Después del período 1980-2000, una de las peores épocas en nuestra vida republicana, décadas marcadas por la violencia, la escasez, la hiperinflación y la corrupción, el Perú inició con el cambio de siglo un nuevo derrotero y se encontró con una de esas oportunidades que se nos aparecen casi cada cien años y que, lamentablemente, en nuestra historia siempre nos hemos afanado en echar a perder.
Pese a que como nunca hemos avanzado 25 años en la misma dirección –incluyendo una cuarta transición democrática consecutiva– la tentación histórica del fracaso asoma nuevamente. Sin embargo, como se dice en el fútbol, todavía dependemos de nosotros mismos. Los países del sudeste asiático, por ejemplo, lograron superar similares situaciones de violencia y crisis consiguiendo el aporte de tres generaciones en alrededor de 40 años.
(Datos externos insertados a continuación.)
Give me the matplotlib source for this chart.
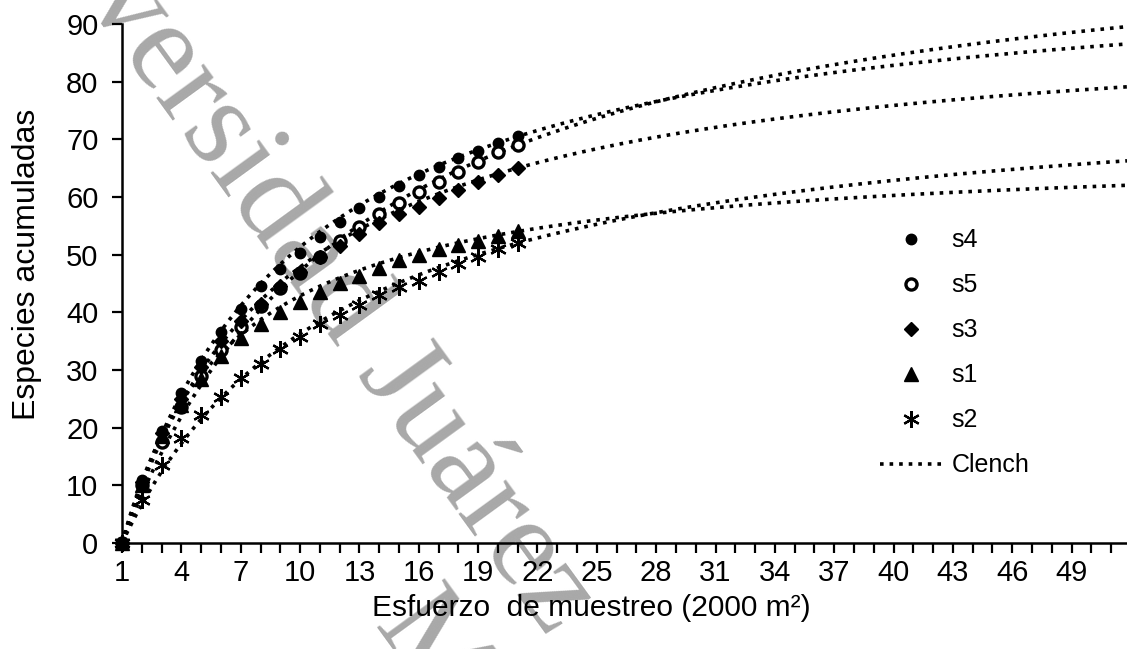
import numpy as np
import matplotlib
matplotlib.use("Agg")
import matplotlib.pyplot as plt
from matplotlib.lines import Line2D

plt.rcParams['font.family'] = ['Liberation Sans', 'DejaVu Sans']

# sampling effort (units of 2000 m2)
esfuerzo = np.arange(1, 22)

# accumulated species per site
s4 = [0, 11, 19.5, 26, 31.5, 36.5, 40.5, 44.5, 47.5, 50.3, 53, 55.7, 58, 60, 61.9,
      63.8, 65.2, 66.8, 68, 69.4, 70.5]
s5 = [0, 10, 17.5, 23.5, 29, 33.5, 37.5, 41, 44.2, 46.8, 49.6, 52.3, 54.8, 57, 59,
      60.8, 62.5, 64.3, 66, 67.8, 69]
s3 = [0, 10.5, 19, 25, 30.5, 35, 38.5, 41.5, 44.5, 47, 49.5, 51.5, 53.5, 55.5, 57,
      58.3, 59.8, 61.2, 62.6, 63.8, 65]
s1 = [0, 10, 18.5, 24, 28.5, 32.5, 35.5, 38, 40, 41.8, 43.5, 45, 46.3, 47.7, 49,
      50, 51, 51.7, 52.3, 53.3, 54]
s2 = [0, 7.5, 13.5, 18.2, 22.2, 25.3, 28.6, 31, 33.7, 35.7, 38, 39.5, 41.3, 43, 44.3,
      45.5, 47, 48.3, 49.6, 51, 52]

# Clench model parameters, S = a*t / (1 + b*t) with t = effort - 1
clench_a = {'s4': 11.53, 's5': 9.12, 's3': 11.07, 's1': 12.68, 's2': 7.32}
clench_b = {'s4': 0.1136, 's5': 0.0822, 's3': 0.1203, 's1': 0.1848, 's2': 0.0908}

series = [('s4', s4), ('s5', s5), ('s3', s3), ('s1', s1), ('s2', s2)]
estilos = {
    's4': dict(marker='o', markersize=7.5, markerfacecolor='black', markeredgecolor='black'),
    's5': dict(marker='o', markersize=8, markerfacecolor='white', markeredgecolor='black', markeredgewidth=2.4),
    's3': dict(marker='D', markersize=7, markerfacecolor='black', markeredgecolor='black'),
    's1': dict(marker='^', markersize=9.5, markerfacecolor='black', markeredgecolor='black'),
    's2': dict(marker=(6, 2, 0), markersize=12, markerfacecolor='black', markeredgecolor='black', markeredgewidth=1.6),
}

fig = plt.figure(figsize=(11.27, 6.49), dpi=100)
ax = fig.add_axes([0.1083, 0.1633, 0.8917, 0.800])
ax.patch.set_alpha(0)

t_curve = np.linspace(1, 51.8, 300)
for nombre, valores in series:
    a = clench_a[nombre]
    b = clench_b[nombre]
    t = t_curve - 1
    ax.plot(t_curve, a * t / (1 + b * t), color='black', linestyle=':', linewidth=2.6, zorder=2)
    ax.plot(esfuerzo, valores, linestyle='none', zorder=3, clip_on=False, **estilos[nombre])

ax.set_xlim(1, 51.8)
ax.set_ylim(0, 90)
ax.set_yticks(np.arange(0, 91, 10))
ax.set_xticks(np.arange(1, 52))
ax.set_xticklabels([str(v) if (v - 1) % 3 == 0 else '' for v in range(1, 52)])

for lado in ['top', 'right']:
    ax.spines[lado].set_visible(False)
for lado in ['left', 'bottom']:
    ax.spines[lado].set_linewidth(1.8)

ax.tick_params(axis='y', length=7.5, width=1.6, labelsize=21, pad=9.5)
ax.tick_params(axis='x', length=7.5, width=1.6, labelsize=21, pad=4)

ax.set_ylabel('Especies acumuladas', fontsize=23)
ax.yaxis.set_label_coords(-0.080, 0.536)
ax.set_xlabel('Esfuerzo  de muestreo (2000 m²)', fontsize=21.5)
ax.xaxis.set_label_coords(0.467, -0.098)

handles = [Line2D([], [], linestyle='none', **estilos[n]) for n, _ in series]
handles.append(Line2D([], [], color='black', linestyle=':', linewidth=2.6))
labels = [n for n, _ in series] + ['Clench']
ax.legend(handles, labels, loc='center left', bbox_to_anchor=(0.744, 0.366),
          frameon=False, fontsize=18, labelspacing=0.84, handlelength=2.48,
          handletextpad=0.4, borderaxespad=0)

# watermark
fig.text(0.2525, 0.658, 'Universidad Juárez', fontsize=92, family='Liberation Serif',
         color='#a8a8a8', rotation=-54, ha='center', va='center', zorder=-1)
fig.text(0.330, 0.035, 'México', fontsize=92, family='Liberation Serif',
         color='#a8a8a8', rotation=-54, rotation_mode='anchor', ha='left', va='baseline', zorder=-1)

fig.savefig('out.png', dpi=100)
En nuestro caso, el primer gran propósito debiera ser el construir bases sólidas que nos permitan, como sociedad, estar en capacidad de sostener una alternancia democrática en la que puedan gobernar grupos de izquierda, de centro o de derecha sin poner en riesgo nuestro enorme potencial de desarrollo. Pero, sobre todo, debemos ser conscientes de que no podemos permitirnos volver atrás, como sucede ahora, por ejemplo, con Venezuela o Argentina, hace unas décadas dos de los destinos favoritos de peruanos que habían perdido la ilusión en el país.
Para no perder esta nueva oportunidad debemos ser conscientes de que los próximos 15 años son estratégicos. En esos tres lustros deberíamos tener dos objetivos fundamentales: primero, continuar empeñados en crecer para impulsar un desarrollo social y económico que beneficie a cada vez más peruanos –y así construir el camino hacia la igualdad de oportunidades– y, segundo, un agresivo programa de institucionalización, lo que implica, materializar aquellas reformas de segunda generación que se saltaron los gobiernos de Fujimori, Toledo, García y Humala y que, está claro, nuestra clase política no está dispuesta a impulsar.
Para institucionalizar el país, necesitamos, primero, reprimir y sancionar duramente la corrupción y, segundo, bajar los decibles y la violencia en los discursos cotidianos. Ese cambio de actitud debe propender a crear consensos mediante una indesmayable vocación constructiva, en la que por fin la sociedad civil le exija a nuestros despistados políticos las reformas indispensables para pintar el futuro que merecemos todos.
En ese sentido, necesitamos un Ministerio Público que acuse sin contemplaciones, un Poder Judicial que administre justicia en los plazos adecuados y ajustado a ley, una reforma del sistema político que mejore las correas de transmisión entre el poder y la ciudadanía, y una reforma policial que nos brinde el marco de seguridad que necesitamos para concentrarnos en mejorar nuestra calidad de vida. Pero sobre todo necesitamos hacer nuestra la lucha por la mejora en la educación, apuntando a un desarrollo basado en la ciencia y en la tecnología.
El manejo responsable de la economía es necesario, pero está lejos de ser la tarea completa. Tenemos que iniciar ya el proceso para lograr esos cambios lentos e invisibles que, como el cemento, terminarán afianzando las bases que sostendrán nuestro futuro próximo. Son 15 años y, lo mejor, es que todavía dependemos de nosotros mismos.